Another idea President Bush laid out last night was this: distributing federal land for new homes.

President GEORGE W. BUSH: We will identify property in the region owned by the federal government and provide building sites to low-income citizens free of charge through a lottery. In return, they would pledge to build on the lot with either a mortgage or help from a charitable organization like Habitat for Humanity.

BLOCK: Collette Creppell is former executive director of the New Orleans City Planning Commission, and she says the president may have been talking about building on military bases that have been slated to close.

Ms. COLLETTE CREPPELL (Former Executive Director, New Orleans City Planning Commission): There's a large base in Plaqeumines Parish that would conceivably be redeveloped, maybe thousands of acres. There is also a very dense site, the military site, right where the Mississippi River and the Industrial Canal--or what is sometimes called the Inner Harbor Navigational Canal--come together. Symbolically that would be a great place. If the military's not going to be there and it's not that far away from where one of the levee breaches occurred.

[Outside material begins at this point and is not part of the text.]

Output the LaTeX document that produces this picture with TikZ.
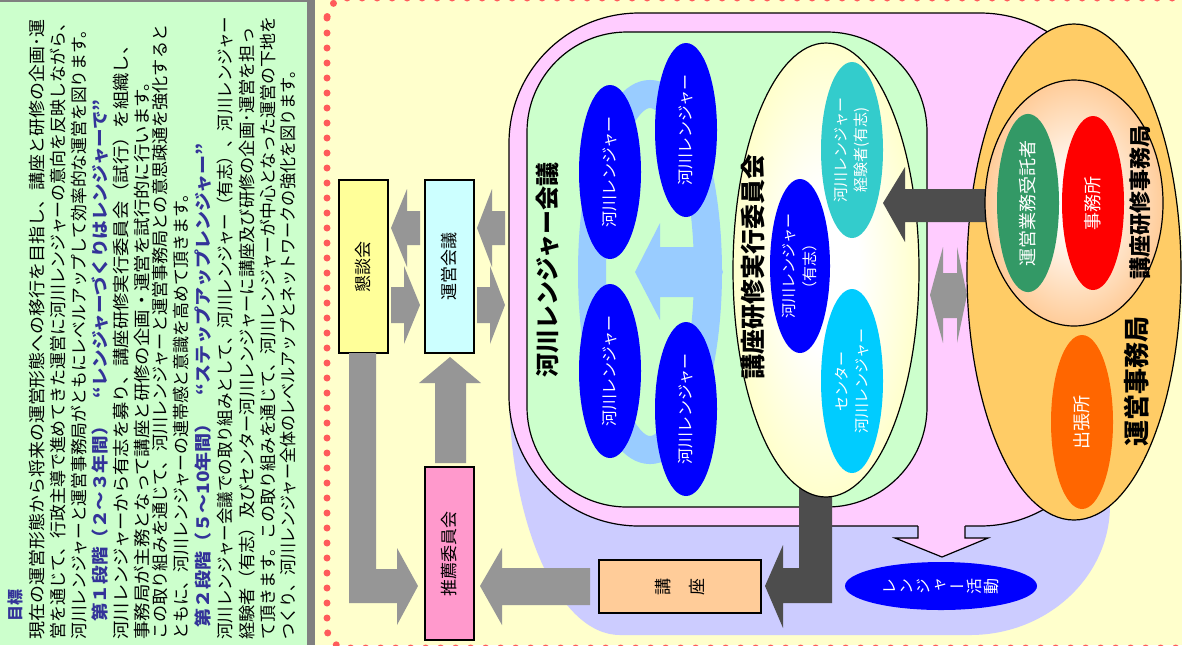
\documentclass[tikz,border=0pt]{standalone}
\usepackage{fontspec}
\usepackage{graphicx}
\setmainfont{Noto Sans CJK JP}
\newfontfamily\vjp[RawFeature={+vert}]{Noto Sans CJK JP}
\usetikzlibrary{shapes.geometric}
\definecolor{panelgreen}{HTML}{CCFFCC}
\definecolor{bgyel}{HTML}{FFFFCC}
\definecolor{barGrey}{HTML}{808080}
\definecolor{dotred}{HTML}{FF5B5B}
\definecolor{lav}{HTML}{CCCCFF}
\definecolor{pinkA}{HTML}{FFCCFF}
\definecolor{kondanc}{HTML}{FFFF99}
\definecolor{ueic}{HTML}{CCFFFF}
\definecolor{suisenc}{HTML}{FF99CC}
\definecolor{kozac}{HTML}{FFCC99}
\definecolor{agrey}{HTML}{969696}
\definecolor{adark}{HTML}{4D4D4D}
\definecolor{lblue}{HTML}{99CCFF}
\definecolor{rblue}{HTML}{0000FF}
\definecolor{tealc}{HTML}{33CCCC}
\definecolor{cyanc}{HTML}{00CCFF}
\definecolor{orangeA}{HTML}{FFCC66}
\definecolor{peachc}{HTML}{FFCC99}
\definecolor{greenc}{HTML}{339966}
\definecolor{redc}{HTML}{FF0000}
\definecolor{orred}{HTML}{FF6600}
\definecolor{txtblue}{HTML}{333399}
\pgfdeclareradialshading{yglow}{\pgfpoint{0bp}{0bp}}{color(0bp)=(white); color(9bp)=(white); color(25bp)=(bgyel); color(50bp)=(bgyel)}
\pgfdeclareradialshading{pglow}{\pgfpoint{0bp}{0bp}}{color(0bp)=(white); color(5bp)=(white); color(25bp)=(peachc); color(50bp)=(peachc)}
\newcommand{\jline}[5]{\node (ln#1) [rotate=90,anchor=west,inner sep=0pt,font=\fontsize{8.5}{10}\selectfont,#5] at (#1,#2) {\resizebox{#3pt}{\height}{#4}};}
\begin{document}
\begin{tikzpicture}[x=0.5pt,y=-0.5pt,
  ell/.style={ellipse, rotate=90, inner sep=0pt, text=white, align=center},
  boxn/.style={draw=black, line width=0.6pt, rotate=90, inner sep=0pt, minimum width=86.5pt, minimum height=24.5pt, font=\fontsize{8.5}{10}\selectfont},
  titlen/.style={rotate=90, inner sep=0pt},
  bluetxt/.style={font=\fontsize{8.5}{10}\selectfont\bfseries, text=txtblue},
  outl/.style={draw=black, line width=0.6pt}]
\useasboundingbox (0,0) rectangle (1182,645);
% panels
\fill[panelgreen] (0,0) rectangle (308,645);
\fill[barGrey] (307,0) rectangle (315,645);
\fill[barGrey] (0,0) rectangle (315,1.5);
\fill[bgyel] (315,0) rectangle (1182,645);
\draw[dotred, line width=3.5pt, dash pattern=on 0pt off 7.5pt, line cap=round, rounded corners=10pt] (327,-2) rectangle (1210,648);
% lavender
\fill[lav] (509,150) -- (509,387) arc[start angle=180, end angle=90, x radius=111, y radius=248] -- (970,635) arc[start angle=90, end angle=0, x radius=140, y radius=130] -- (1110,150) -- cycle;
% pink area
\node (pinkarea) [outl, fill=pinkA, rounded corners=65pt, minimum width=300.5pt, minimum height=256.5pt, inner sep=0pt] at (809.5,269.5) {};
\fill[pinkA] (918,520) -- (918,538) -- (895,538) -- (942,557) -- (988,538) -- (965,538) -- (965,520) -- cycle;
\draw[line width=0.6pt] (918,526) -- (918,538) -- (895,538) -- (942,557) -- (988,538) -- (965,538) -- (965,526);
% green area
\node (greenarea) [outl, fill=panelgreen, rounded corners=50pt, minimum width=200pt, minimum height=237.5pt, inner sep=0pt] at (727,269.5) {};
\draw[lblue, line width=14pt] (650,272) ellipse [x radius=58, y radius=178];
\fill[lblue] (635,272) -- (660,223) -- (660,247) -- (700,247) -- (700,223) -- (723,272) -- (700,320) -- (700,297) -- (660,297) -- (660,320) -- cycle;
\node (r1) [ell, fill=rblue, minimum width=87pt, minimum height=31pt, font=\fontsize{8}{9}\selectfont] at (610,172) {河川レンジャー};
\node (r2) [ell, fill=rblue, minimum width=87pt, minimum height=31pt, font=\fontsize{8}{9}\selectfont] at (686,130) {河川レンジャー};
\node (r3) [ell, fill=rblue, minimum width=87pt, minimum height=31pt, font=\fontsize{8}{9}\selectfont] at (610,371) {河川レンジャー};
\node (r4) [ell, fill=rblue, minimum width=87pt, minimum height=31pt, font=\fontsize{8}{9}\selectfont] at (686,409) {河川レンジャー};
\node (kaigiT) [titlen, font=\fontsize{12}{12}\selectfont\bfseries] at (548,270) {河川レンジャー会議};
% dark L arrow to koza
\fill[adark] (799,470) -- (832,470) -- (832,603) -- (783,603) -- (783,628) -- (765,586) -- (783,545) -- (783,568) -- (799,568) -- cycle;
% jikko ellipse
\node (jikko) [ellipse, outl, shade, shading=yglow, minimum width=93pt, minimum height=227pt] at (826,270) {};
\node (jikkoT) [titlen, font=\fontsize{12.5}{12.5}\selectfont\bfseries] at (753,267) {講座研修実行委員会};
\node (yusi) [ell, fill=rblue, minimum width=87pt, minimum height=30pt, font=\fontsize{7.5}{10.5}\selectfont] at (800,266) {河川レンジャー\\（有志）};
\node (keiken) [ell, fill=tealc, minimum width=88pt, minimum height=31pt, font=\fontsize{7.5}{10}\selectfont] at (852,150) {河川レンジャー\\経験者(有志)};
\node (centerR) [ell, fill=cyanc, minimum width=92pt, minimum height=31pt, font=\fontsize{7.5}{10}\selectfont] at (852,381) {センター\\河川レンジャー};
% double grey arrow
\fill[agrey] (930,295) -- (943,247) -- (943,273) -- (957,273) -- (957,247) -- (967,295) -- (957,343) -- (957,318) -- (943,318) -- (943,343) -- cycle;
% unei ellipse
\node (unei) [ellipse, outl, fill=orangeA, minimum width=107pt, minimum height=248pt] at (1074,272) {};
\fill[adark] (883,203) -- (905,167) -- (905,189) -- (990,189) -- (990,222) -- (905,222) -- (905,242) -- cycle;
\node (jimu) [ellipse, outl, shade, shading=pglow, minimum width=89pt, minimum height=123pt] at (1074,203) {};
\node (jutaku) [ell, fill=greenc, minimum width=87pt, minimum height=31pt, font=\fontsize{9}{10}\selectfont] at (1028,203) {運営業務受託者};
\node (jimusho) [ell, fill=redc, minimum width=87pt, minimum height=31pt, font=\fontsize{9}{10}\selectfont] at (1093,203) {事務所};
\node (shucho) [ell, fill=orred, minimum width=87pt, minimum height=31pt, font=\fontsize{9}{10}\selectfont] at (1082,422) {出張所};
\node (jimuT) [titlen, font=\fontsize{11}{11}\selectfont\bfseries] at (1140,202) {講座研修事務局};
\node (uneiT) [titlen, font=\fontsize{13}{13}\selectfont\bfseries] at (1137,381) {運営事務局};
% left boxes
\node (kondan) [boxn, fill=kondanc] at (363.5,266.5) {懇談会};
\node (ueikaigi) [boxn, fill=ueic] at (449.5,266.5) {運営会議};
\node (suisen) [boxn, fill=suisenc] at (449.5,553.5) {推薦委員会};
\node (koza) [draw=black, line width=0.6pt, rotate=90, inner sep=0pt, fill=kozac, minimum width=26.5pt, minimum height=81pt, align=center, font=\vjp\fontsize{8.5}{17}\selectfont] at (680,586.5) {講\\座};
\node (katsudo) [ell, fill=rblue, minimum width=24pt, minimum height=96pt, font=\vjp\fontsize{8}{8.5}\selectfont] at (941,586) {レ\\ン\\ジ\\ャ\\ー\\活\\動};
% grey arrows
\fill[agrey] (391,228) -- (407,189) -- (407,211) -- (420,211) -- (420,245) -- (407,245) -- (407,267) -- cycle;
\fill[agrey] (420,305) -- (404,266) -- (404,287) -- (391,287) -- (391,323) -- (404,323) -- (404,344) -- cycle;
\fill[agrey] (477,228) -- (492,189) -- (492,211) -- (505,211) -- (505,245) -- (492,245) -- (492,267) -- cycle;
\fill[agrey] (505,305) -- (490,266) -- (490,287) -- (477,287) -- (477,323) -- (490,323) -- (490,344) -- cycle;
\fill[agrey] (450,357) -- (481,383) -- (466,383) -- (466,463) -- (435,463) -- (435,383) -- (419,383) -- cycle;
\fill[agrey] (349,353) -- (376,353) -- (376,569) -- (397,569) -- (397,548) -- (418,586) -- (397,625) -- (397,603) -- (349,603) -- cycle;
\fill[agrey] (480,586) -- (502,548) -- (502,568) -- (590,568) -- (590,605) -- (502,605) -- (502,625) -- cycle;
% text panel
\jline{15}{622}{16}{目標}{font=\fontsize{8}{9}\selectfont\bfseries, text=txtblue}
\jline{37}{640}{310}{現在の運営形態から将来の運営形態への移行を目指し、講座と研修の企画･運}{}
\jline{58}{640}{312.5}{営を通じて、行政主導で進めてきた運営に河川レンジャーの意向を反映しながら、}{}
\jline{79}{640}{309}{河川レンジャーと運営事務局がともにレベルアップして効率的な運営を図ります。}{}
\jline{100}{622}{261}{第１段階（２～３年間）　“レンジャーづくりはレンジャーで”}{bluetxt}
\jline{121}{640}{301.5}{河川レンジャーから有志を募り、講座研修実行委員会（試行）を組織し、}{}
\jline{142}{640}{283.5}{事務局が主務となって講座と研修の企画・運営を試行的に行います。}{}
\jline{160}{640}{307.5}{この取り組みを通じて、河川レンジャーと運営事務局との意思疎通を強化すると}{}
\jline{181}{640}{227}{ともに、河川レンジャーの連帯感と意識を高めて頂きます。}{}
\jline{203}{628}{242}{第２段階（５～10年間）　“ステップアップレンジャー”}{bluetxt}
\jline{225}{640}{311.5}{河川レンジャー会議での取り組みとして、河川レンジャー（有志）、河川レンジャー}{}
\jline{247}{640}{306}{経験者（有志）及びセンター河川レンジャーに講座及び研修の企画･運営を担っ}{}
\jline{268}{640}{311.5}{て頂きます。この取り組みを通じて、河川レンジャーが中心となった運営の下地を}{}
\jline{288}{640}{288.5}{つくり、河川レンジャー全体のレベルアップとネットワークの強化を図ります。}{}
\end{tikzpicture}
\end{document}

BLOCK: So this would be an area that's underwater or has been underwater right now?

Ms. CREPPELL: Yes.

BLOCK: Do the economics of this make sense to you?

Ms. CREPPELL: Well, I think that it is going to require a huge amount of support. It is very difficult to get the momentum to generate houses of a significant number to totally redevelop neighborhoods. There are already neighborhoods in New Orleans, in Central City and elsewhere where there has been very strong grassroots efforts and concerted efforts by non-profits and housing experts to generate housing in those neighborhoods. Obviously, with the commitment of the federal government it would be a different story, but it is very difficult to imagine doing this at a scale that would make an impression.

BLOCK: And what are the challenges there?

Ms. CREPPELL: In the same way as everybody now knows a little bit more about things like car ownership rate in the city of New Orleans--that being very low--there's also a significantly lower percentage of the population that is even accustomed to the notion of home ownership. And, you know, this is one way in which New Orleans is like a European city. There are more renters. And so the general American ideal of owning your own home is not something that has--one sees happening at a level that it does elsewhere in the country.

BLOCK: And the president made a point of saying home ownership should be a goal. That should be one way to try to revive this area.

Ms. CREPPELL: Yeah, I think that is one of the challenges, and there has been a lot of work over many years by church groups and, as I said, non-profits working in the communities to try to do that and instill that sort of American ethic and ideal. And so it will be interesting to see how that matches up with the local culture.

BLOCK: Collette Creppell, thanks very much.

Ms. CREPPELL: You're welcome.

BLOCK: Collette Creppell is former executive director of the New Orleans City Planning Commission.